Employment lawyer David Whitten discusses two of most important contract cases in Canada
The legal landscape of employment agreements in Canada continues to evolve, presenting challenges for employers and employees alike. For David Whitten, partner at Whitten and Lublin Employment Lawyers, there are two key cases that have captured lawyers attention of late: Adams v. Thinkific Labs Inc. and Egan v. Harbour Air Seaplanes.
As he explains, it’s these two cases that really illustrate the critical importance of precision in employment agreements and highlight persistent challenges in contract enforceability.
“The Adams decision really is just a restatement of what we knew already,” Whitten explains, emphasizing that foundational contract law principles remain steadfast. At the heart of the case was a common mistake: presenting additional employment terms after the job offer had already been accepted.
“In order for there to be an enforceable employment agreement with the severance provision or non-competition clauses, the employer has to demonstrate that the person had it in hand before they accepted the position,” Whitten explains. Because, without this, the agreement lacks the consideration—value exchanged between parties—that is essential for a binding contract.
Here, Whitten critiques the employer’s approach in Adams as a “classic case of undisciplined employer behaviour.”
“The employer sent a bare-bones offer letter, which included salary and vacation terms, but no mention of a follow-up agreement. When the employee signed it, the consideration was already complete. Later that day, they asked her to sign a more detailed agreement with restrictive covenants, but she received no new value for doing so.”
According to Whitten, this was “contract law 101” and underscores a broader trend of procedural missteps by employers.
The Egan v. Harbour Air Seaplanes decision offers a different perspective. Here, the courts upheld a straightforward severance provision tied to the Canada Labour Code, a rarity in recent years.

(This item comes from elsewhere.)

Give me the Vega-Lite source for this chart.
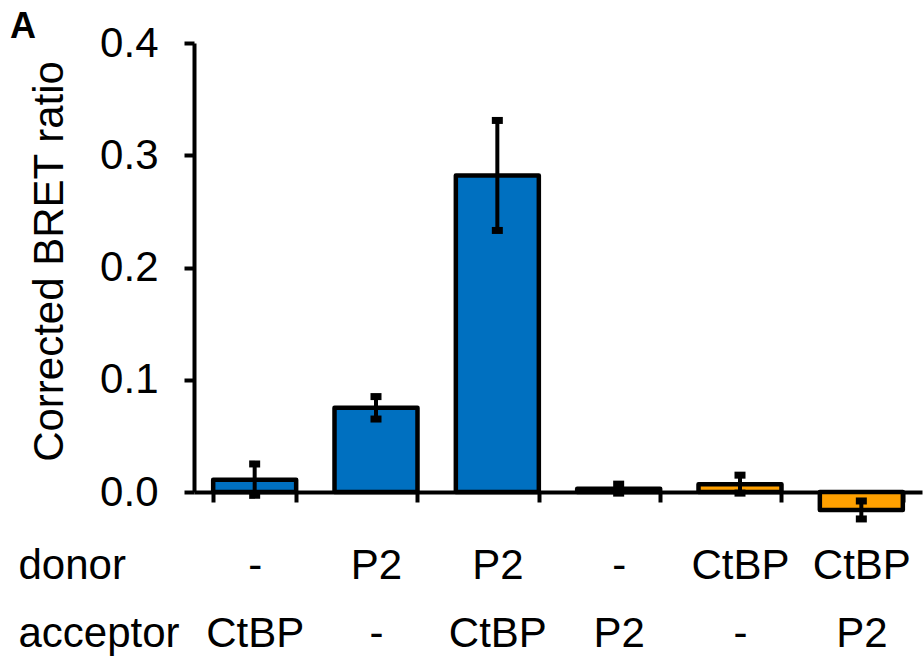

“The Egan decision was a breath of fresh air for employers,” Whitten added. “The provision simply stated that, if terminated without cause, the employee would receive severance as per the Canada Labour Code. This was found to be enforceable, rebutting the common law presumption of longer notice periods.”

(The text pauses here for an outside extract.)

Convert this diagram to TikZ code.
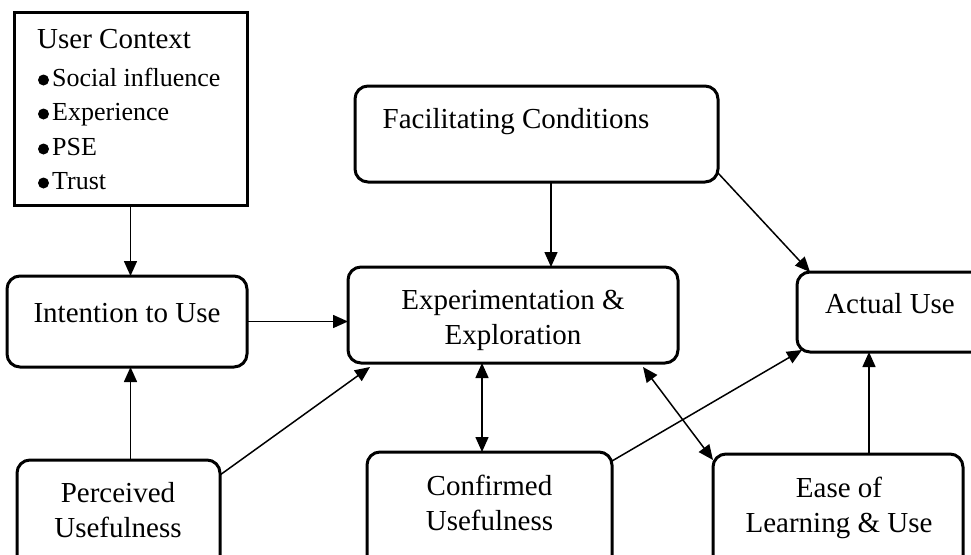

However, Whitten is quick to temper expectations.
“This is not a watershed moment for the rest of the country, particularly for provincially regulated employers.” He points out that provincial employment standards often differ significantly from the federal Labour Code.
“In Ontario, for example, the Employment Standards Act has no concept of ‘cause.’ This distinction has led courts to strike down severance clauses that do not comply with the legislative framework.”

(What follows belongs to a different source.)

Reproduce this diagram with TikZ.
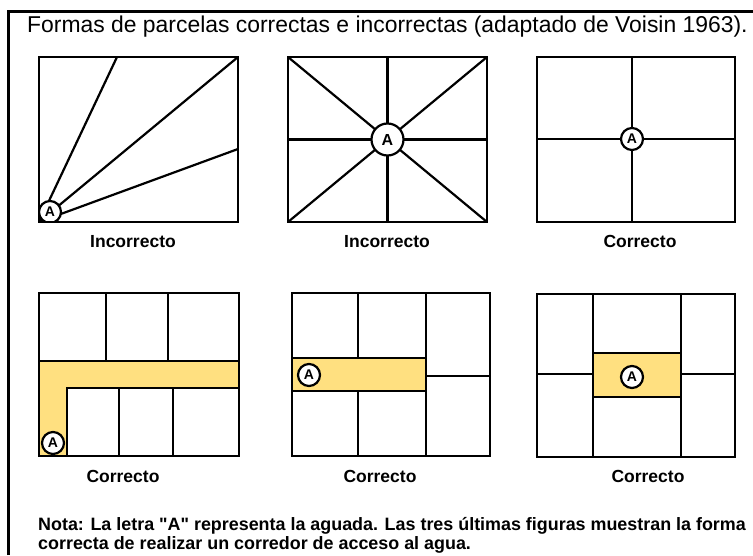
\documentclass[tikz,border=0pt]{standalone}
\usepackage{fontspec}
\setmainfont{Liberation Sans}
\definecolor{corredor}{RGB}{255,224,128}

\begin{document}
\begin{tikzpicture}[x=1pt, y=-1pt,
    linea/.style={black, line width=2.6pt},
    radio/.style={black, line width=2.2pt},
    aguada/.style={circle, draw=black, line width=2.2pt, fill=white, inner sep=0pt,
        minimum size=22pt, font=\bfseries\fontsize{14}{14}\selectfont},
    rotulo/.style={inner sep=0pt, anchor=base, font=\bfseries\fontsize{17.5}{17.5}\selectfont}]
    \useasboundingbox (0,0) rectangle (753,555);

    % Marco y titulo
    \draw[black, line width=3pt] (8.5,555) -- (8.5,11) -- (753,11);
    \node[anchor=base west, inner sep=0pt, font=\fontsize{22.9}{22.9}\selectfont] (titulo) at (27,32)
        {Formas de parcelas correctas e incorrectas (adaptado de Voisin 1963).};

    % Parcela 1: radios desde la esquina
    \draw[radio] (39,222) -- (117,57);
    \draw[radio] (39,222) -- (238,57);
    \draw[radio] (39,222) -- (238,149);
    \begin{scope}
        \clip (39,57) rectangle (238,222);
        \node[aguada] (a1) at (50,212) {A};
    \end{scope}
    \draw[linea] (39,57) rectangle (238,222);
    \node[rotulo] (r1) at (133,247.5) {Incorrecto};

    % Parcela 2: radios desde el centro
    \draw[linea] (288,57) rectangle (487,222);
    \draw[radio] (288,57) -- (487,222);
    \draw[radio] (487,57) -- (288,222);
    \draw[linea] (387.5,57) -- (387.5,222);
    \draw[linea] (288,139.5) -- (487,139.5);
    \node[aguada, minimum size=32pt, font=\bfseries\fontsize{16}{16}\selectfont] (a2) at (387.5,139.5) {A};
    \node[rotulo] (r2) at (387,247.5) {Incorrecto};

    % Parcela 3: cuatro cuadrantes
    \draw[linea] (537,57) rectangle (735,222);
    \draw[linea] (632,57) -- (632,222);
    \draw[linea] (537,139) -- (735,139);
    \node[aguada] (a3) at (632,139) {A};
    \node[rotulo] (r3) at (640,247.5) {Correcto};

    % Parcela 4: corredor en L
    \fill[corredor] (39,361) -- (239,361) -- (239,388) -- (67,388) -- (67,456) -- (39,456) -- cycle;
    \draw[linea] (106,293) -- (106,361);
    \draw[linea] (168,293) -- (168,361);
    \draw[linea] (39,361) -- (239,361);
    \draw[linea] (67,456) -- (67,388) -- (239,388);
    \draw[linea] (119,388) -- (119,456);
    \draw[linea] (173,388) -- (173,456);
    \begin{scope}
        \clip (39,293) rectangle (239,456);
        \node[aguada] (a4) at (53,443) {A};
    \end{scope}
    \draw[linea] (39,293) rectangle (239,456);
    \node[rotulo] (r4) at (123,482) {Correcto};

    % Parcela 5: corredor lateral
    \fill[corredor] (292,358) rectangle (426,391);
    \draw[linea] (292,293) rectangle (490,456);
    \draw[linea] (358,293) -- (358,358);
    \draw[linea] (358,391) -- (358,456);
    \draw[linea] (426,293) -- (426,456);
    \draw[linea] (292,358) -- (426,358);
    \draw[linea] (292,391) -- (426,391);
    \draw[linea] (426,376) -- (490,376);
    \node[aguada] (a5) at (309,375) {A};
    \node[rotulo] (r5) at (380,482) {Correcto};

    % Parcela 6: corredor central
    \fill[corredor] (593,353) rectangle (681,397);
    \draw[linea] (537,294) rectangle (735,457);
    \draw[linea] (593,294) -- (593,457);
    \draw[linea] (681,294) -- (681,457);
    \draw[linea] (537,374) -- (593,374);
    \draw[linea] (681,374) -- (735,374);
    \draw[linea] (593,353) -- (681,353);
    \draw[linea] (593,397) -- (681,397);
    \node[aguada] (a6) at (632,377) {A};
    \node[rotulo] (r6) at (648,482) {Correcto};

    % Nota
    \node[rotulo, anchor=base west, font=\bfseries\fontsize{17.9}{17.9}\selectfont] (nota1) at (38,530)
        {Nota: La letra \textquotedbl A\textquotedbl{} representa la aguada. Las tres últimas figuras muestran la forma};
    \node[rotulo, anchor=base west, font=\bfseries\fontsize{17.9}{17.9}\selectfont] (nota2) at (38,549)
        {correcta de realizar un corredor de acceso al agua.};
\end{tikzpicture}
\end{document}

Shifting to non-compete and non-solicitation clauses, Whitten emphasizes the importance of jurisdiction-specific considerations.
“In Ontario, non-competition clauses for non-C-suite roles are, with rare exception, unenforceable by law,” he explains. “It’s crucial to avoid blanket provisions and instead tailor restrictions narrowly. Non-solicitation clauses, on the other hand, can still be enforceable, if they are reasonable in scope and duration.”
Whitten provides practical advice for employers looking to draft enforceable clauses: “Ask yourself, does it really make sense to restrict someone for more than a year or more? Courts are unlikely to enforce longer provisions outside of commercial contexts. Similarly, instead of applying the restriction to all customers, focus on clients the employee worked with in the last 12 months.
“If you say the restriction applies to every customer the employee interacted with over a 10-year career, that’s not going to fly. Courts look for proportionality and fairness.”
On the topic of offer letters versus formal employment contracts, Whitten is unequivocal: the distinction is largely one of semantics.
“An offer letter is a contract if it spells out employment terms,” he says.
“What matters is that the agreement is clear, compliant with applicable laws, and provided to the employee before they accept the job. People think an employment contract needs to be overly legalistic or lengthy. It doesn’t. Some of the most effective contracts I’ve seen are just a few pages long, written in plain language. Simplicity helps avoid disputes and makes it easier to attract talent.”
Termination provisions and severance clauses are another area fraught with litigation.
“This is a pet peeve of mine,” Whitten admits. “Ontario courts have consistently invalidated severance provisions, forcing employers to pay common law notice, which can reach 24 months or more. This makes Canada less attractive to global businesses.”
Whitten believes the judicial approach to severance clauses has done a disservice to employers.
“By invalidating these provisions, courts have created uncertainty. Employers can’t quantify their severance liabilities when restructuring, which raises costs and discourages investment.”
And, to mitigate risks, Whitten advises employers to adopt clear, unambiguous language that aligns with legislative standards. However, he acknowledges the challenges of securing employee buy-in: “Most mid- to senior-level employees won’t agree to clauses limiting them to statutory minimums. Employers need to offer something more robust to ensure enforceability.”
Throughout these discussions, Whitten underscores the value of clarity and discipline in employment agreements.
“If you want to avoid litigation, the solution is simple: draft agreements that are concise, compliant, and provided to employees before they start work,” he says.
Because, in a legal environment where ambiguity favors employees, precision is the best defense for employers navigating Canada’s complex employee friendly employment laws.